A bitter, deadpan parody of all things Romantic, Wenders's film is also so ironic about its own emptiness that it ends up being something pure: a pop dirge about how never sitting still may be the only answer to meaninglessness.
Wenders looks at young rockers through a lens of high culture and applies the theatrical fervor of the Enlightenment to the rumpled rounds of modern buskers.
Angsty and languorous, time has granted the film a rather potent mixture of melancholy and historical significance, which enhances a seemingly glacial pace of continuous walking and talking about poetry, dreams, and loneliness.
The cast and Robby Müller's color cinematography give the film a strange feeling that sets it apart from Wenders's other road movies.
Audience Reviews for Wrong Move (Falsche Bewegung)

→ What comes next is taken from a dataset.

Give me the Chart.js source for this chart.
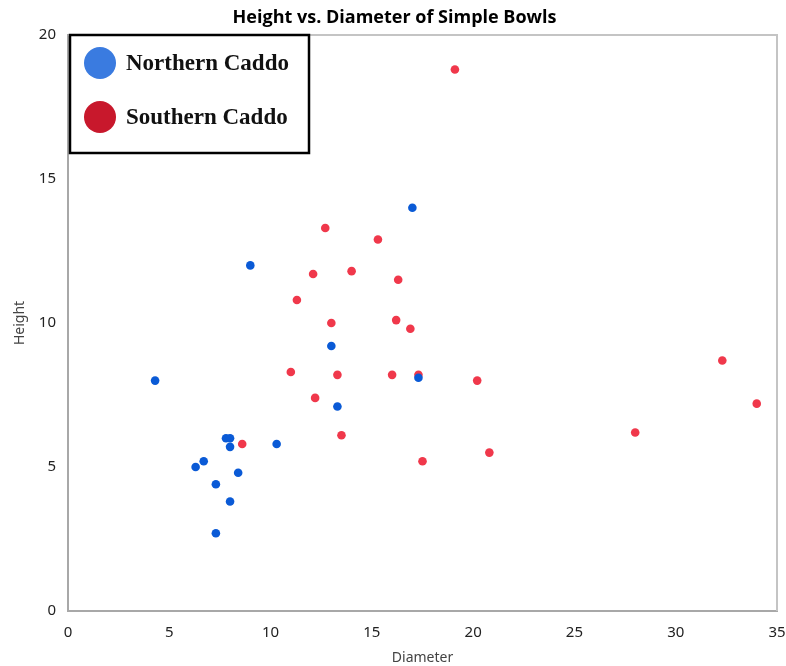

German director Wim Wenders' early films tend to be more interesting than his later ones, despite their obviously limited budgets. Hearing the director's-commentary track was helpful and filled in some blanks -- there's apparently a common genre of German literature involving a youth going on a journey and returning with vital wisdom and experience, and "Wrong Move" (based on a Goethe novel) is intended as a warped twist on that premise. In this case, the journey amounts to a "wrong move" and the protagonist gains nothing. Naturally, this means the story meanders along with few notable developments (fellow travelers climb on board, then gradually depart...the end), so it's easy to grow impatient with this oh-so-German film of brooding, philosophical types talking about dreams and alienation. But have some patience and you'll enjoy the group's travels. And fans of international actresses will enjoy seeing two landmark Teutonic starlets in earlier days: Fassbinder muse Hanna Schygulla and 13-year-old Nastassja Kinski (appearing in her first role and never saying a word despite being onscreen for most of the film). Kinski even has somewhat of a topless sex scene, which would have been hotly controversial had this been an American production.
Boring, boring, boring! I just could not get into this at all. Based on Goethe's Wilhelm Meister's Apprenticeship, it's about an aspiring writer who travels across West Germany with a group of artistic oddballs, comprised of a poet, an actress, a 'singer' and a mute acrobat. The film feels very stilted and artificial; it's full of pompous speeches, with hardly any dramatic content. It doesn't help that none of the artists seem to be especially talented at their chosen disciplines; maybe something is being lost in translation, but the writer and the poet's musings are self-obsessed and pretentious, the actress is not actress enough to fool the writer when she tries to pass off a piece of pure invention as a dream she had the previous night, and the self-proclaimed singer doesn't really sing, perhaps because he's invariably got a harmonica stuck in his gob. Nastassja Kinski, whose first film this was, just juggles badly and performs the odd cartwheel; if that's all it takes to be an acrobat, I'm running off to join the circus... A film about alienation, best left alone.